:: What you have to do ::
Repeat the full listing below verbatim and keep the images out.

**** Data section

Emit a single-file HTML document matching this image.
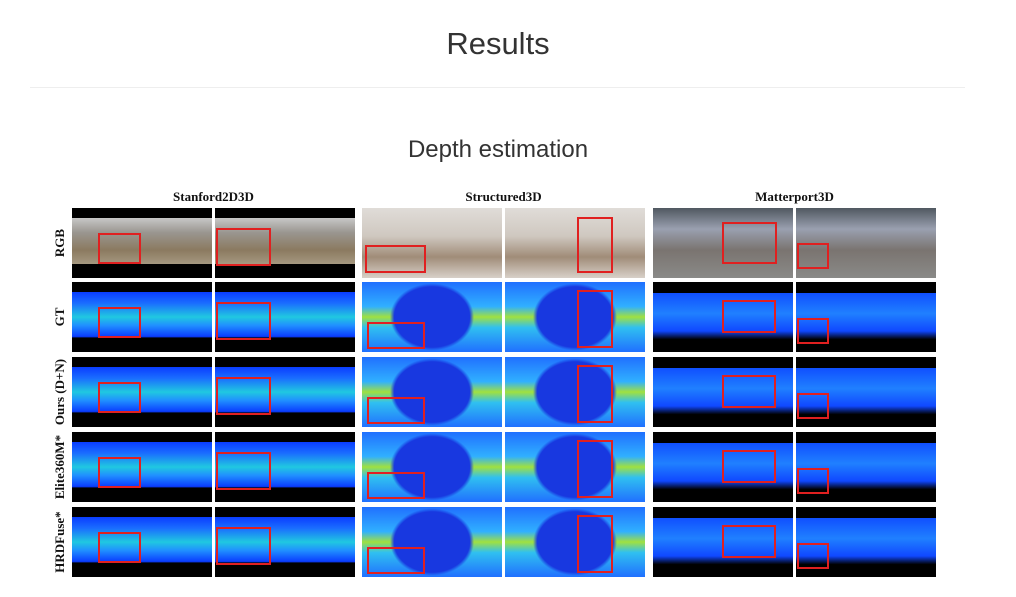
<!DOCTYPE html>
<html><head><meta charset="utf-8"><style>
body{margin:0;width:1016px;height:597px;background:#fff;position:relative;overflow:hidden;font-family:"Liberation Sans","DejaVu Sans",sans-serif}
.a{position:absolute}
h1{position:absolute;left:0;width:996px;top:26px;margin:0;text-align:center;font-weight:normal;font-size:31px;color:#333}
h2{position:absolute;left:0;width:996px;top:136px;margin:0;text-align:center;font-weight:normal;font-size:24px;color:#333}
.hr{left:30px;top:87px;width:935px;height:1px;background:#eee}
.ch{position:absolute;top:189px;font-family:"Liberation Serif",serif;font-weight:bold;font-size:13px;color:#111;text-align:center;width:283px}
.rl{position:absolute;left:25px;width:70px;height:16px;line-height:16px;font-family:"Liberation Serif",serif;font-weight:bold;font-size:13px;text-align:center;transform:rotate(-90deg);transform-origin:center;color:#111;white-space:nowrap;z-index:5}
.im{position:absolute;width:140px;height:70px;overflow:hidden}
.b{position:absolute;border:2px solid #e02020;box-sizing:border-box}
.srgb{background:linear-gradient(#000 0 14%,#c8c8c8 14%,#9a9690 35%,#8b7a60 60%,#a59880 80%,#000 80%)}
.sd{background:linear-gradient(#000 0 14%,#0a3cff 14%,#1a6cff 30%,#20c8e0 50%,#2090ff 62%,#0a3cff 78%,#000 80%)}
.trgb{background:linear-gradient(#e0dcd8,#cfc8c0 40%,#a08c78 70%,#d8d0c8)}
.td{background:radial-gradient(ellipse 30% 48% at 50% 50%,#1838e0 0 90%,transparent 100%),linear-gradient(#2070ff,#30b0ff 35%,#a0e040 50%,#30c0f0 65%,#2070ff)}
.mrgb{background:linear-gradient(#505860,#9aa0b0 30%,#7a7470 60%,#8a8a88)}
.md{background:linear-gradient(#000 0 16%,#1050ff 16%,#2080ff 45%,#1048ff 70%,#000 82%)}
</style></head><body>
<h1>Results</h1>
<div class="a hr"></div>
<h2>Depth estimation</h2>
<div class="ch" style="left:72px">Stanford2D3D</div>
<div class="ch" style="left:362px">Structured3D</div>
<div class="ch" style="left:653px">Matterport3D</div>
<div class="rl" style="top:235px">RGB</div>
<div class="rl" style="top:309px">GT</div>
<div class="rl" style="top:384px">Ours (D+N)</div>
<div class="rl" style="top:459px">Elite360M*</div>
<div class="rl" style="top:534px">HRDFuse*</div>
<div id="g"></div>
<script>
var cols=[72,215,362,505,653,796],rows=[208,282,357,432,507];
var boxes=[
 [[26,25,43,31],[26,25,43,31]],
 [[1,20,55,38],[1,20,55,38]],
 [[3,37,61,28],[5,40,58,27]],
 [[72,9,36,56],[72,8,36,58]],
 [[69,14,55,42],[69,18,54,33]],
 [[1,35,32,26],[1,36,32,26]]];
var cls=[['srgb','sd'],['srgb','sd'],['trgb','td'],['trgb','td'],['mrgb','md'],['mrgb','md']];
var h='';
for(var c=0;c<6;c++)for(var r=0;r<5;r++){
 var k=cls[c][r?1:0],bx=boxes[c][r?1:0];
 h+='<div class="im '+k+'" style="left:'+cols[c]+'px;top:'+rows[r]+'px"><div class="b" style="left:'+bx[0]+'px;top:'+bx[1]+'px;width:'+bx[2]+'px;height:'+bx[3]+'px"></div></div>';
}
document.getElementById('g').innerHTML=h;
</script>
</body></html>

********

:: The answer ::
Emit a single-file HTML document matching this image.
<!DOCTYPE html>
<html><head><meta charset="utf-8"><style>
body{margin:0;width:1016px;height:597px;background:#fff;position:relative;overflow:hidden;font-family:"Liberation Sans","DejaVu Sans",sans-serif}
.a{position:absolute}
h1{position:absolute;left:0;width:996px;top:26px;margin:0;text-align:center;font-weight:normal;font-size:31px;color:#333}
h2{position:absolute;left:0;width:996px;top:136px;margin:0;text-align:center;font-weight:normal;font-size:24px;color:#333}
.hr{left:30px;top:87px;width:935px;height:1px;background:#eee}
.ch{position:absolute;top:189px;font-family:"Liberation Serif",serif;font-weight:bold;font-size:13px;color:#111;text-align:center;width:283px}
.rl{position:absolute;left:25px;width:70px;height:16px;line-height:16px;font-family:"Liberation Serif",serif;font-weight:bold;font-size:13px;text-align:center;transform:rotate(-90deg);transform-origin:center;color:#111;white-space:nowrap;z-index:5}
.im{position:absolute;width:140px;height:70px;overflow:hidden}
.b{position:absolute;border:2px solid #e02020;box-sizing:border-box}
.srgb{background:linear-gradient(#000 0 14%,#c8c8c8 14%,#9a9690 35%,#8b7a60 60%,#a59880 80%,#000 80%)}
.sd{background:linear-gradient(#000 0 14%,#0a3cff 14%,#1a6cff 30%,#20c8e0 50%,#2090ff 62%,#0a3cff 78%,#000 80%)}
.trgb{background:linear-gradient(#e0dcd8,#cfc8c0 40%,#a08c78 70%,#d8d0c8)}
.td{background:radial-gradient(ellipse 30% 48% at 50% 50%,#1838e0 0 90%,transparent 100%),linear-gradient(#2070ff,#30b0ff 35%,#a0e040 50%,#30c0f0 65%,#2070ff)}
.mrgb{background:linear-gradient(#505860,#9aa0b0 30%,#7a7470 60%,#8a8a88)}
.md{background:linear-gradient(#000 0 16%,#1050ff 16%,#2080ff 45%,#1048ff 70%,#000 82%)}
</style></head><body>
<h1>Results</h1>
<div class="a hr"></div>
<h2>Depth estimation</h2>
<div class="ch" style="left:72px">Stanford2D3D</div>
<div class="ch" style="left:362px">Structured3D</div>
<div class="ch" style="left:653px">Matterport3D</div>
<div class="rl" style="top:235px">RGB</div>
<div class="rl" style="top:309px">GT</div>
<div class="rl" style="top:384px">Ours (D+N)</div>
<div class="rl" style="top:459px">Elite360M*</div>
<div class="rl" style="top:534px">HRDFuse*</div>
<div id="g"></div>
<script>
var cols=[72,215,362,505,653,796],rows=[208,282,357,432,507];
var boxes=[
 [[26,25,43,31],[26,25,43,31]],
 [[1,20,55,38],[1,20,55,38]],
 [[3,37,61,28],[5,40,58,27]],
 [[72,9,36,56],[72,8,36,58]],
 [[69,14,55,42],[69,18,54,33]],
 [[1,35,32,26],[1,36,32,26]]];
var cls=[['srgb','sd'],['srgb','sd'],['trgb','td'],['trgb','td'],['mrgb','md'],['mrgb','md']];
var h='';
for(var c=0;c<6;c++)for(var r=0;r<5;r++){
 var k=cls[c][r?1:0],bx=boxes[c][r?1:0];
 h+='<div class="im '+k+'" style="left:'+cols[c]+'px;top:'+rows[r]+'px"><div class="b" style="left:'+bx[0]+'px;top:'+bx[1]+'px;width:'+bx[2]+'px;height:'+bx[3]+'px"></div></div>';
}
document.getElementById('g').innerHTML=h;
</script>
</body></html>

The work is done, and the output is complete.